▶ _JOB_
Restate, exactly and without pictures, the lines from the start of the listing below through the line holding "fig = go.Figure()".

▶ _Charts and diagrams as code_
'''

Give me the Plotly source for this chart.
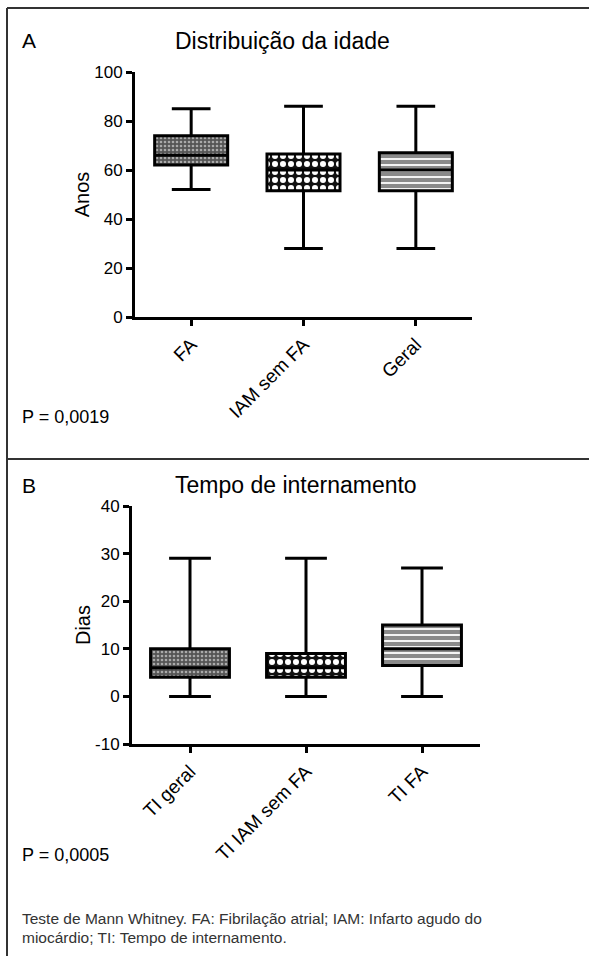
import plotly.graph_objects as go

W, H = 589, 956

# ---- Data: Panel A (Distribuição da idade) ----
cats_a = ["FA", "IAM sem FA", "Geral"]
lower_a = [52, 28, 28]
q1_a = [62, 51.5, 51.5]
median_a = [66, 60, 60]
q3_a = [74, 66.5, 67]
upper_a = [85, 86, 86]

# ---- Data: Panel B (Tempo de internamento) ----
cats_b = ["TI geral", "TI IAM sem FA", "TI FA"]
lower_b = [0, 0, 0]
q1_b = [4, 4, 6.5]
median_b = [6, 6, 10]
q3_b = [10, 9, 15]
upper_b = [29, 29, 27]

yticks_a = [0, 20, 40, 60, 80, 100]
yticklabels_a = ["0", "20", "40", "60", "80", "100"]
yticks_b = [-10, 0, 10, 20, 30, 40]
yticklabels_b = ["-10", "0", "10", "20", "30", "40"]

FONT = "Liberation Sans, Arial, Helvetica, sans-serif"

def px_x(p):
    return p / W

def px_y(p):
    return 1 - p / H

patterns = [
    dict(shape=".", bgcolor="#555555", fgcolor="#aaaaaa", size=4, solidity=0.35, fillmode="replace"),
    dict(shape=".", bgcolor="#111111", fgcolor="#ffffff", size=8, solidity=0.45, fillmode="replace"),
    dict(shape="-", bgcolor="#8a8a8a", fgcolor="#ffffff", size=6, solidity=0.3, fillmode="replace"),
]

fig = go.Figure()

def add_panel(cats, lo, q1, med, q3, hi, xa, ya, width):
    for i, c in enumerate(cats):
        fig.add_trace(go.Bar(
            x=[c], y=[q3[i] - q1[i]], base=[q1[i]], width=width,
            marker=dict(color=patterns[i]["bgcolor"], pattern=patterns[i], line=dict(width=0)),
            xaxis=xa, yaxis=ya, showlegend=False, hoverinfo="skip",
        ))
    fig.add_trace(go.Box(
        x=cats, q1=q1, median=med, q3=q3, lowerfence=lo, upperfence=hi,
        width=width, whiskerwidth=0.53,
        fillcolor="rgba(0,0,0,0)", line=dict(color="black", width=3),
        xaxis=xa, yaxis=ya, showlegend=False, boxpoints=False,
    ))

add_panel(cats_a, lower_a, q1_a, median_a, q3_a, upper_a, "x", "y", 0.65)
add_panel(cats_b, lower_b, q1_b, median_b, q3_b, upper_b, "x2", "y2", 0.68)

axis_common = dict(
    showline=True, linewidth=3, linecolor="black", ticks="outside",
    ticklen=6, tickwidth=3, tickcolor="black", showgrid=False, zeroline=False,
)
yfont = dict(family=FONT, size=17, color="black")
xfont = dict(family=FONT, size=19, color="black")

fig.update_layout(
    width=W, height=H,
    margin=dict(l=0, r=0, t=0, b=0),
    paper_bgcolor="white", plot_bgcolor="white",
    barmode="overlay", boxmode="overlay",
    showlegend=False,
    xaxis=dict(domain=[px_x(135), px_x(472)], anchor="y", tickangle=-45,
               range=[-0.5, 2.5], tickfont=xfont, automargin=False, **axis_common),
    yaxis=dict(domain=[px_y(317), px_y(72)], anchor="x", range=[0, 100],
               tickvals=yticks_a, ticktext=yticklabels_a, tickfont=yfont, automargin=False,
               title=dict(text="Anos", font=dict(family=FONT, size=20, color="black"), standoff=0),
               **axis_common),
    xaxis2=dict(domain=[px_x(132), px_x(480)], anchor="y2", tickangle=-45,
                range=[-0.5, 2.5], tickfont=xfont, automargin=False, **axis_common),
    yaxis2=dict(domain=[px_y(744), px_y(506)], anchor="x2", range=[-10, 40],
                tickvals=yticks_b, ticktext=yticklabels_b, tickfont=yfont, automargin=False,
                title=dict(text="Dias", font=dict(family=FONT, size=20, color="black"), standoff=0),
                **axis_common),
)

def ann(text, x, y, size, xanchor="left", color="black", family=FONT):
    fig.add_annotation(text=text, x=px_x(x), y=px_y(y), xref="paper", yref="paper",
                       xanchor=xanchor, yanchor="middle", showarrow=False,
                       font=dict(family=family, size=size, color=color))

ann("A", 20, 41, 21)
ann("Distribuição da idade", 282, 41, 23, xanchor="center")
ann("P = 0,0019", 20, 417, 18)
ann("B", 20, 485, 21)
ann("Tempo de internamento", 296, 485, 23, xanchor="center")
ann("P = 0,0005", 20, 855, 18)
ann("Teste de Mann Whitney. FA: Fibrilação atrial; IAM: Infarto agudo do", 20, 918, 15.5, color="#333333")
ann("miocárdio; TI: Tempo de internamento.", 20, 937, 15.5, color="#333333")

# frame lines
line_style = dict(color="#333333", width=2)
fig.add_shape(type="line", xref="paper", yref="paper", x0=px_x(7), x1=1, y0=px_y(8), y1=px_y(8), line=line_style)
fig.add_shape(type="line", xref="paper", yref="paper", x0=px_x(7), x1=px_x(7), y0=px_y(8), y1=0, line=line_style)
fig.add_shape(type="line", xref="paper", yref="paper", x0=px_x(7), x1=1, y0=px_y(459), y1=px_y(459), line=line_style)

fig.write_html("out.html", config={"displayModeBar": False},
               post_script="document.body.style.margin='0';document.body.style.overflow='hidden';")
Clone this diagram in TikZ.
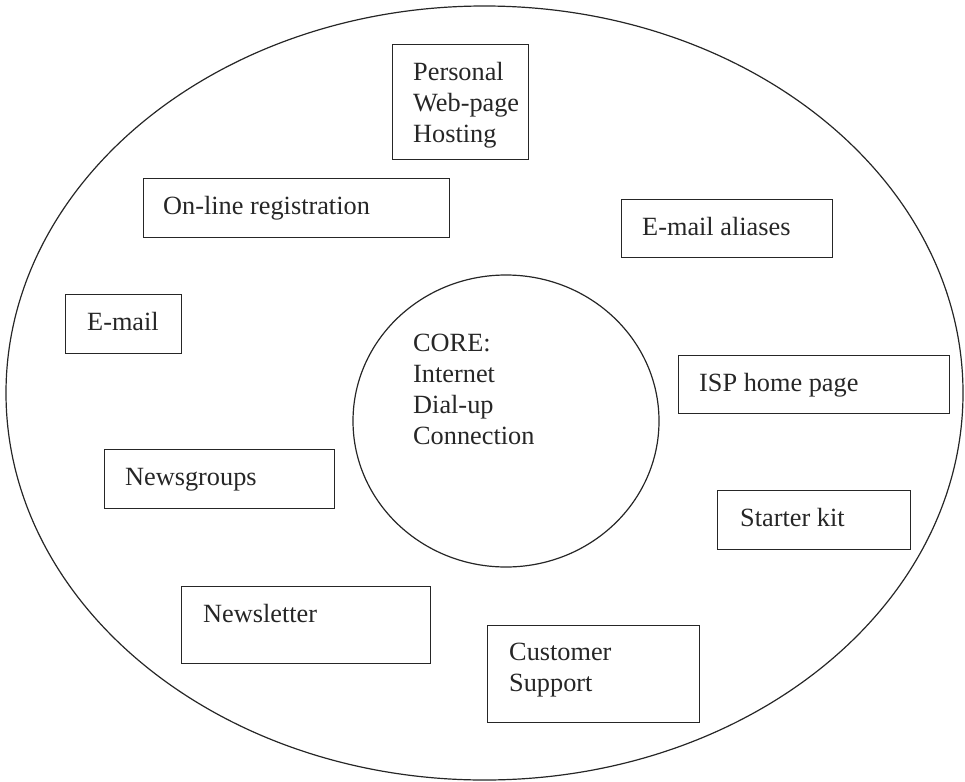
\documentclass[tikz,border=0pt]{standalone}
\usepackage{fontspec}
\setmainfont{Liberation Serif}
\usetikzlibrary{shapes.geometric}

\begin{document}
\begin{tikzpicture}[x=1pt, y=-1pt]
      \tikzstyle{box}=[draw=black!85, line width=1.2pt, anchor=north west,
                       inner sep=0pt]
      \tikzstyle{txt}=[anchor=north west, align=left, inner sep=0pt,
                       text=black!85, font=\fontsize{26.3}{31}\selectfont]
      \useasboundingbox (0,0) rectangle (965,781);
      % outer ring and core
      \node[draw=black!85, line width=1.2pt, ellipse, minimum width=957pt,
            minimum height=774pt] (ring) at (484.5,393) {};
      \node[draw=black!85, line width=1.2pt, ellipse, minimum width=306pt,
            minimum height=292pt] (core) at (506,421) {};
      \node[txt] (corelbl) at ([shift={(-93pt,87pt)}]core.center)
            {CORE:\\Internet\\Dial-up\\Connection};
      % service boxes
      \node[box, minimum width=136pt, minimum height=115pt] (host) at (392,44) {};
      \node[box, minimum width=306pt, minimum height=59pt]  (reg) at (143,178) {};
      \node[box, minimum width=211pt, minimum height=58pt]  (alias) at (621,199) {};
      \node[box, minimum width=116pt, minimum height=59pt]  (email) at (65,294) {};
      \node[box, minimum width=271pt, minimum height=58pt]  (isp) at (678,355) {};
      \node[box, minimum width=230pt, minimum height=59pt]  (news) at (104,449) {};
      \node[box, minimum width=193pt, minimum height=59pt]  (kit) at (717,490) {};
      \node[box, minimum width=249pt, minimum height=77pt]  (letter) at (181,586) {};
      \node[box, minimum width=212pt, minimum height=97pt]  (support) at (487,625) {};
      % labels, inset from each box corner
      \node[txt] (hostlbl) at ([shift={(21pt,-18pt)}]host.north west)
            {Personal\\Web-page\\Hosting};
      \node[txt] (reglbl) at ([shift={(20pt,-18pt)}]reg.north west) {On-line registration};
      \node[txt] (aliaslbl) at ([shift={(21pt,-18pt)}]alias.north west) {E-mail aliases};
      \node[txt] (emaillbl) at ([shift={(22pt,-18pt)}]email.north west) {E-mail};
      \node[txt] (isplbl) at ([shift={(21pt,-18pt)}]isp.north west) {ISP home page};
      \node[txt] (newslbl) at ([shift={(21pt,-19pt)}]news.north west) {Newsgroups};
      \node[txt] (kitlbl) at ([shift={(23pt,-18pt)}]kit.north west) {Starter kit};
      \node[txt] (letterlbl) at ([shift={(22pt,-18pt)}]letter.north west) {Newsletter};
      \node[txt] (supportlbl) at ([shift={(22pt,-18pt)}]support.north west)
            {Customer\\Support};
\end{tikzpicture}
\end{document}
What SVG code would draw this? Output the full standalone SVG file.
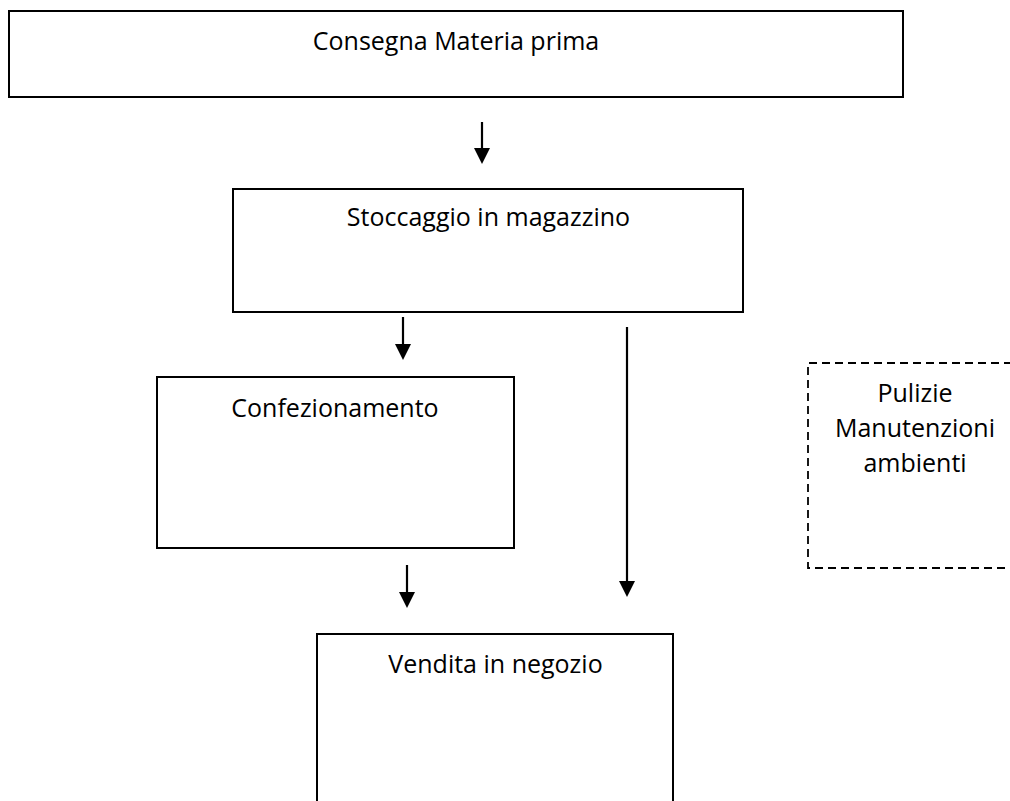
<svg xmlns="http://www.w3.org/2000/svg" width="1010" height="801" viewBox="0 0 1010 801">
<style>
.box{fill:#fff;stroke:#000;stroke-width:2}
.dash{fill:none;stroke:#000;stroke-width:1.8;stroke-dasharray:8,5}
.lbl{font-family:"Open Sans","Liberation Sans",sans-serif;font-size:25px;fill:#000;text-anchor:middle}
.conn{stroke:#000;stroke-width:2.2;fill:none}
</style>
<defs>
<marker id="ah" markerUnits="userSpaceOnUse" markerWidth="16" markerHeight="16" viewBox="0 0 16 16" refX="0" refY="8" orient="auto">
<path d="M0,0 L16,8 L0,16 z" fill="#000"/>
</marker>
</defs>
<rect width="1010" height="801" fill="#fff"/>
<g id="n1"><rect class="box" x="9" y="11" width="894" height="86"/><text class="lbl" x="456" y="50">Consegna Materia prima</text></g>
<g id="n2"><rect class="box" x="233" y="189" width="510" height="123"/><text class="lbl" x="488.5" y="226">Stoccaggio in magazzino</text></g>
<g id="n3"><rect class="box" x="157" y="377" width="357" height="171"/><text class="lbl" x="335" y="417">Confezionamento</text></g>
<g id="n4"><rect class="box" x="317" y="634" width="356" height="180"/><text class="lbl" x="495.5" y="673">Vendita in negozio</text></g>
<g id="n5"><path class="dash" d="M1012,363 H808 V568 H1012"/><text class="lbl" x="915" y="402">Pulizie</text><text class="lbl" x="915" y="437">Manutenzioni</text><text class="lbl" x="915" y="472">ambienti</text></g>
<g id="connectors">
<line class="conn" x1="482" y1="122" x2="482" y2="148" marker-end="url(#ah)"/>
<line class="conn" x1="403" y1="317" x2="403" y2="344" marker-end="url(#ah)"/>
<line class="conn" x1="627" y1="327" x2="627" y2="581" marker-end="url(#ah)"/>
<line class="conn" x1="407" y1="565" x2="407" y2="592" marker-end="url(#ah)"/>
</g>
</svg>
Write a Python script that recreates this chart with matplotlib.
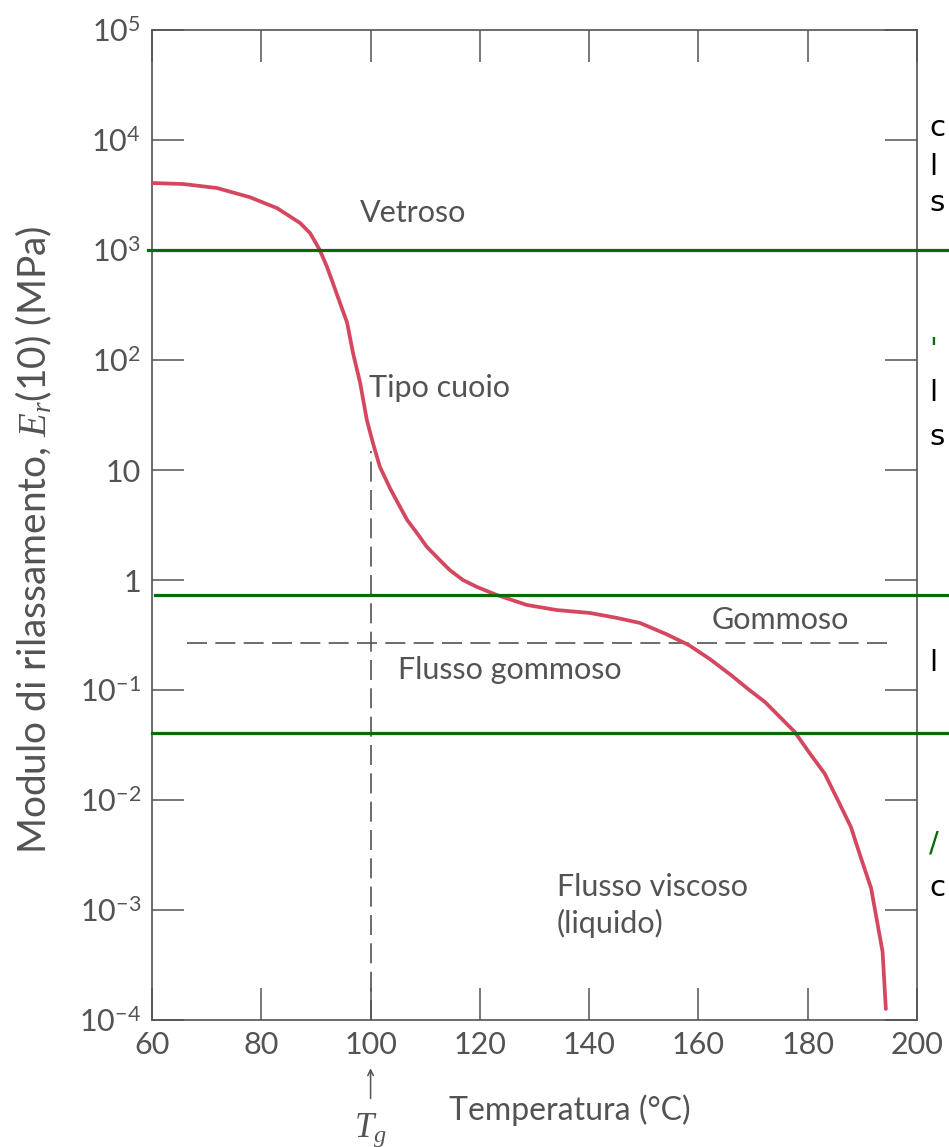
import matplotlib.pyplot as plt
from matplotlib.ticker import FixedLocator, FixedFormatter, NullLocator

plt.rcParams['font.family'] = ['Lato', 'DejaVu Sans']
plt.rcParams['mathtext.fontset'] = 'custom'
plt.rcParams['mathtext.rm'] = 'Lato'
plt.rcParams['mathtext.it'] = 'Liberation Serif:italic'

INK = '#535353'
CURVE = '#d4475e'
GREEN = '#0b690b'

# relaxation modulus E_r(10) in MPa against temperature in degC
temp = [60.2, 65.7, 71.9, 77.9, 82.9, 87.1, 88.9, 89.8, 90.7, 92.0,
        93.1, 94.4, 95.7, 96.8, 98.1, 99.3, 100.4, 101.7, 103.6, 105.0,
        106.7, 108.5, 110.3, 112.7, 114.5, 116.9, 119.5, 123.1, 128.6, 134.1,
        140.2, 145.1, 149.3, 154.0, 158.2, 162.1, 166.1, 169.1, 172.2, 177.6,
        180.3, 183.1, 185.5, 187.9, 189.7, 191.6, 193.7, 194.3]
modulus = [4060, 3980, 3660, 3020, 2400, 1760, 1430, 1200, 1000, 708,
           501, 331, 219, 115, 61.7, 28.8, 17.8, 10.7, 6.76, 5.01,
           3.51, 2.67, 2.0, 1.51, 1.23, 1.0, 0.863, 0.731, 0.593, 0.533,
           0.501, 0.452, 0.407, 0.324, 0.257, 0.191, 0.135, 0.102, 0.0776,
           0.0417, 0.0269, 0.0174, 0.0100, 0.00569, 0.00302, 0.00158,
           0.000417, 0.000126]

# glass transition and the rubbery plateau reference level
tg = 100
tg_modulus_top = 15
plateau = 0.267
plateau_span = [66.4, 194.5]

# region boundaries marked in green
boundaries = [1000, 0.73, 0.041]

x_ticks = [60, 80, 100, 120, 140, 160, 180, 200]
y_ticks = [1e-4, 1e-3, 1e-2, 1e-1, 1, 10, 1e2, 1e3, 1e4, 1e5]
y_labels = [r'$10^{-4}$', r'$10^{-3}$', r'$10^{-2}$', r'$10^{-1}$', '1', '10',
            r'$10^{2}$', r'$10^{3}$', r'$10^{4}$', r'$10^{5}$']

fig = plt.figure(figsize=(9.49, 11.47), dpi=100)
ax = fig.add_axes([152 / 949, 127 / 1147, 765 / 949, 990 / 1147])

ax.set_yscale('log')
ax.set_xlim(60, 200)
ax.set_ylim(1e-4, 1e5)

ax.plot(temp, modulus, color=CURVE, lw=2.7, solid_capstyle='round',
        solid_joinstyle='round', zorder=3)

ax.plot(plateau_span, [plateau, plateau], color=INK, lw=1.2,
        dashes=(12, 5), zorder=2)
ax.plot([tg, tg], [1e-4, tg_modulus_top], color=INK, lw=1.2,
        dashes=(12, 5), zorder=2)

for level, x0 in zip(boundaries, [-0.005, 0.004, 0.0]):
    ax.axhline(level, xmin=x0, xmax=1.05, color=GREEN, lw=2.3,
               clip_on=False, zorder=4)

ax.xaxis.set_major_locator(FixedLocator(x_ticks))
ax.yaxis.set_major_locator(FixedLocator(y_ticks))
ax.yaxis.set_major_formatter(FixedFormatter(y_labels))
ax.yaxis.set_minor_locator(NullLocator())
ax.tick_params(which='major', direction='in', length=23, width=1.1,
               color=INK, labelcolor=INK, labelsize=22, top=True, right=True,
               pad=8)
for s in ax.spines.values():
    s.set_color(INK)
    s.set_linewidth(1.2)

ax.set_ylabel(r'Modulo di rilassamento, $E_r$(10) (MPa)', color=INK,
              fontsize=28)
ax.yaxis.set_label_coords(-0.128, 0.485)
ax.text(0.546, -0.091, 'Temperatura (°C)', transform=ax.transAxes,
        ha='center', va='center', color=INK, fontsize=23)

# Tg marker under the axis
xt = ax.get_xaxis_transform()
ax.annotate('', xy=(tg, -0.046), xytext=(tg, -0.082), xycoords=xt,
            textcoords=xt,
            arrowprops=dict(arrowstyle='->', color=INK, lw=1.1))
ax.text(tg, -0.111, r'$T_g$', transform=xt, ha='center', va='center',
        color=INK, fontsize=25)

# regions of viscoelastic behaviour
ax.text(107.8, 2170, 'Vetroso', ha='center', va='center', color=INK, fontsize=22)
ax.text(112.7, 56, 'Tipo cuoio', ha='center', va='center', color=INK, fontsize=22)
ax.text(174.9, 0.43, 'Gommoso', ha='center', va='center', color=INK, fontsize=22)
ax.text(125.5, 0.152, 'Flusso gommoso', ha='center', va='center', color=INK,
        fontsize=22)
ax.text(134.1, 0.0011, 'Flusso viscoso\n(liquido)', ha='left', va='center',
        color=INK, fontsize=22, linespacing=1.3)

# slide text at the right margin
for y, s, c in [(128, 'c', 'black'), (167, 'l', 'black'), (203, 's', 'black'),
                (350, "'", GREEN), (393, 'l', 'black'), (437, 's', 'black'),
                (663, 'l', 'black'), (843, '/', GREEN), (888, 'c', 'black')]:
    fig.text(929 / 949, 1 - y / 1147, s, color=c, fontsize=21,
             family='DejaVu Sans', ha='left', va='center')

fig.savefig('out.png', dpi=100)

'''

▶ _SOLVED EXERCISE_
Give me the Plotly source for this chart.
import plotly.graph_objects as go

W, H = 589, 956

# ---- Data: Panel A (Distribuição da idade) ----
cats_a = ["FA", "IAM sem FA", "Geral"]
lower_a = [52, 28, 28]
q1_a = [62, 51.5, 51.5]
median_a = [66, 60, 60]
q3_a = [74, 66.5, 67]
upper_a = [85, 86, 86]

# ---- Data: Panel B (Tempo de internamento) ----
cats_b = ["TI geral", "TI IAM sem FA", "TI FA"]
lower_b = [0, 0, 0]
q1_b = [4, 4, 6.5]
median_b = [6, 6, 10]
q3_b = [10, 9, 15]
upper_b = [29, 29, 27]

yticks_a = [0, 20, 40, 60, 80, 100]
yticklabels_a = ["0", "20", "40", "60", "80", "100"]
yticks_b = [-10, 0, 10, 20, 30, 40]
yticklabels_b = ["-10", "0", "10", "20", "30", "40"]

FONT = "Liberation Sans, Arial, Helvetica, sans-serif"

def px_x(p):
    return p / W

def px_y(p):
    return 1 - p / H

patterns = [
    dict(shape=".", bgcolor="#555555", fgcolor="#aaaaaa", size=4, solidity=0.35, fillmode="replace"),
    dict(shape=".", bgcolor="#111111", fgcolor="#ffffff", size=8, solidity=0.45, fillmode="replace"),
    dict(shape="-", bgcolor="#8a8a8a", fgcolor="#ffffff", size=6, solidity=0.3, fillmode="replace"),
]

fig = go.Figure()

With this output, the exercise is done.